FAQ: ISO 27001 in Manufacturing
Do I need ISO 27001 or TISAX as a supplier?
It depends on your customer. Automotive OEMs typically require TISAX; other industries such as pharma, aerospace, or machine building accept ISO 27001 directly. For a broader international footprint, ISO 27001 is the better choice, and you add TISAX when needed. See our comparison.
Does OT have to be in scope?
Not necessarily every machine, but every system that communicates with office IT or processes business-critical data. In practice that means: MES, SCADA gateways, engineering workstations, and maintenance access almost always belong in scope. Kopexa is your GRC tool for documentation and evidence collection, not an OT monitoring product.

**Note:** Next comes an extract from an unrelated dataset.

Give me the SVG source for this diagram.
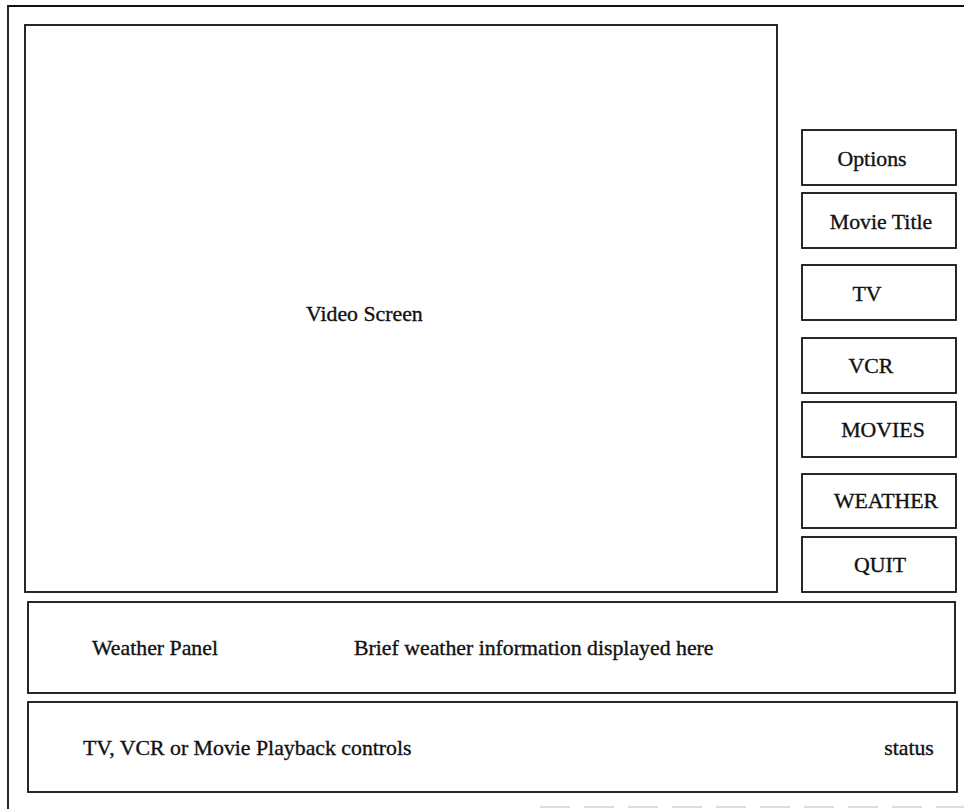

How much does ISO 27001 cost for a mid-sized company with 250 employees?
Realistically EUR 40,000 to EUR 80,000 in the first year including certification and limited external consulting, plus 150 to 200 internal person-days. Afterwards, EUR 8,000 to EUR 12,000 per year for surveillance audits and running operations. With a self-service platform, tool costs alone start at EUR 249 per month.
Is ISO 27001 enough for NIS2?
ISO 27001 covers around 85 percent of NIS2 requirements. The remaining gaps are mainly NIS2-specific reporting duties (early warning within 24 hours, threat assessment within 72 hours) and the personal responsibility of management. Those can be cleanly integrated into an existing ISMS.
How do I handle legacy machines that cannot be patched?
Do not declare them "not applicable" in the Statement of Applicability; document compensating measures instead: strict network segmentation, no internet access, access control, monitoring. That is an auditable path. Details in our SoA guide.